Como principal benefício, será possível aos clientes receber ofertas de produtos e serviços mais adequados ao seu perfil, a custos mais acessíveis e de forma mais ágil e segura. Também poderão surgir soluções mais personalizadas de gestão e de aconselhamento sobre finanças pessoais, por exemplo. O ecossistema financeiro como um todo também ganha com mais inovação, maior competitividade e com a racionalização de processos.”
“3ª Fase (29/10/2021): Nessa fase, surge a possibilidade de compartilhamento dos serviços de iniciação de transações de pagamento e de encaminhamento de proposta de operação de crédito.
Isso abre caminho para o surgimento de novas soluções e ambientes para a realização de pagamentos e para a recepção de propostas de operações de crédito, possibilitando o acesso a serviços financeiros de forma mais fácil, célere e por meio de canais mais convenientes para o cliente, preservando a segurança do processo.
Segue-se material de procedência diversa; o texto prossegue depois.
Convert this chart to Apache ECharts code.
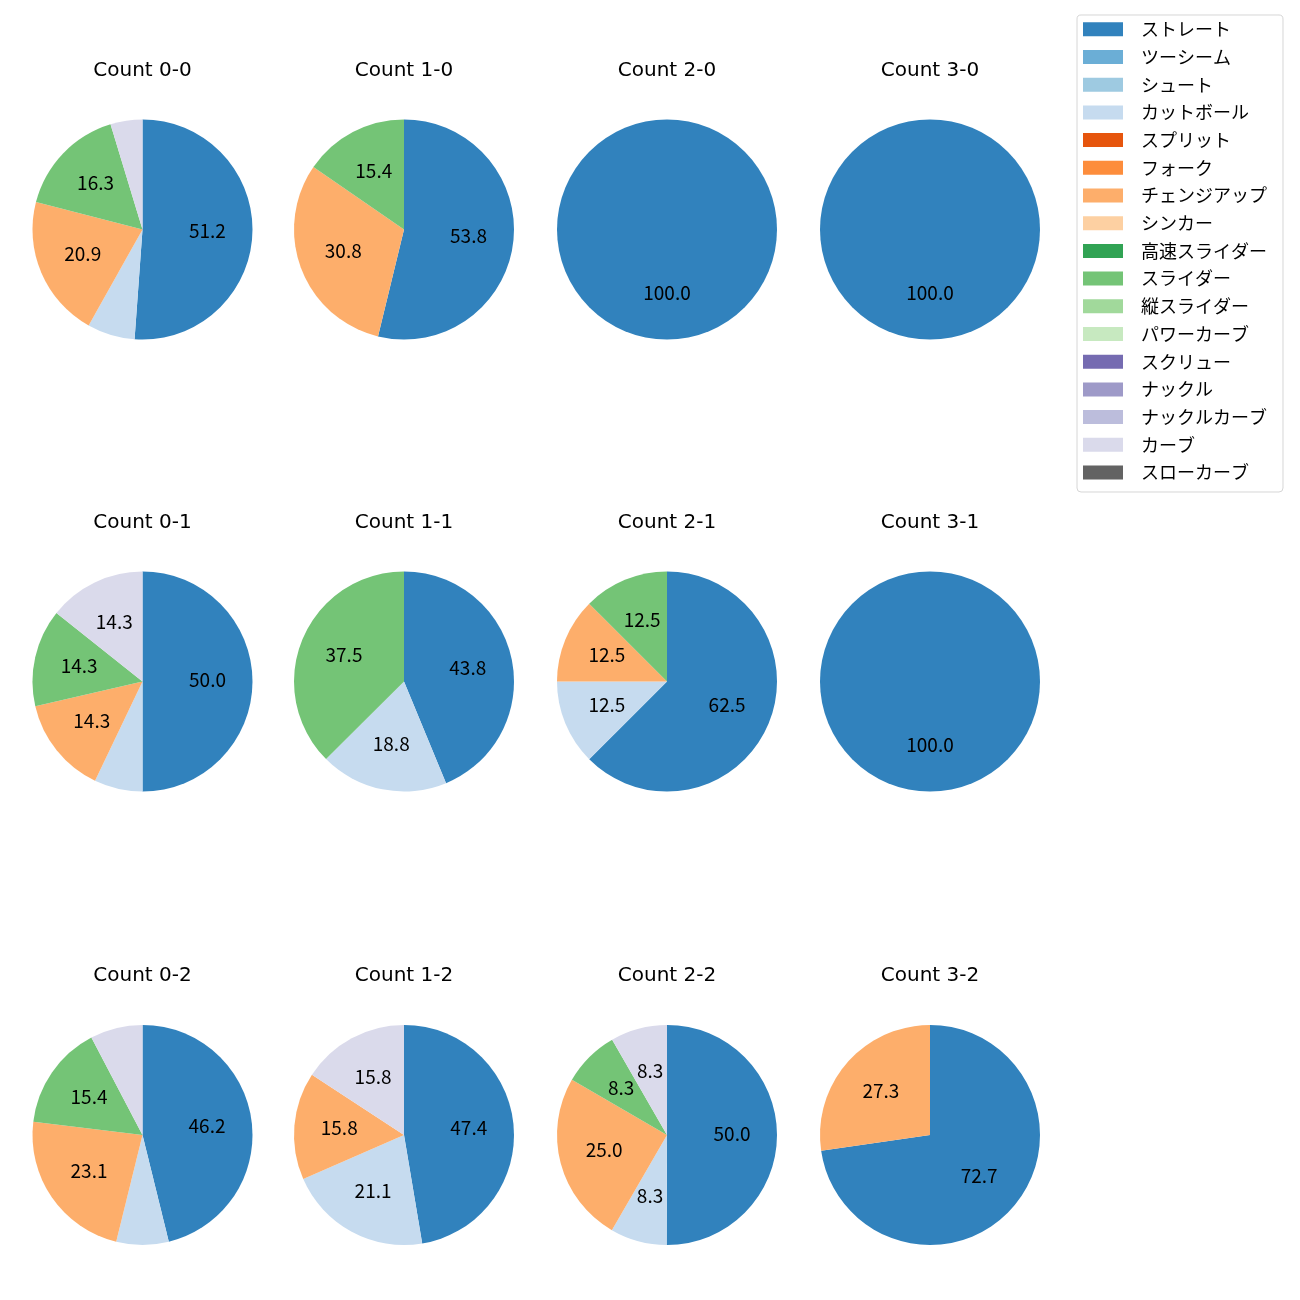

Vale lembrar que também nesses casos o compartilhamento só acontece com a autorização prévia e específica do cliente.”
“4ª Fase (15/12/2021): Dados sobre outros serviços financeiros passam a fazer parte do escopo do Open Banking. Os clientes – sempre que quiserem e autorizarem – poderão compartilhar suas informações de operações de câmbio, investimentos, seguros, previdência complementar aberta e contas-salário, bem como acessar informações sobre as características dos produtos e serviços com essa natureza disponíveis para contratação no mercado.
Assim, amplia-se ainda mais a possibilidade de surgimento de novas soluções para a oferta e a contração de produtos e serviços financeiros, mais integrados, personalizados e acessíveis, sempre com o consumidor no centro das decisões.”
Por fim, considerando a finalização da implantação do Open Banking no Brasil, podemos aduzir que as mudanças e novações normativas e regulatórias passarão a ser mais constantes e frequentes daqui em diante, sendo certo que o maior benefício do Open Banking é a possibilidade de clientes de produtos e serviços financeiros permitirem o compartilhamento de suas informações entre diferentes instituições autorizadas pelo Banco Central e a movimentação de suas contas bancárias a partir de diferentes plataformas e não apenas pelo aplicativo ou site do banco, de forma segura, ágil e conveniente.
[1] BRODSKY Laura and OAKES Liz. McKinsey & Company. Data Sharing and Open Banking. McKinsey on Payments.
[2] PEDRO EROLES (COORD.) Fintechs, Bancos Digitais e Meios de Pagamento. Aspectos regulatórios das novas Tecnologias Financeiras. São Paulo. Quartier Latin, 2019. P.34.
[3] Lei Complementar nº 105 de 2001.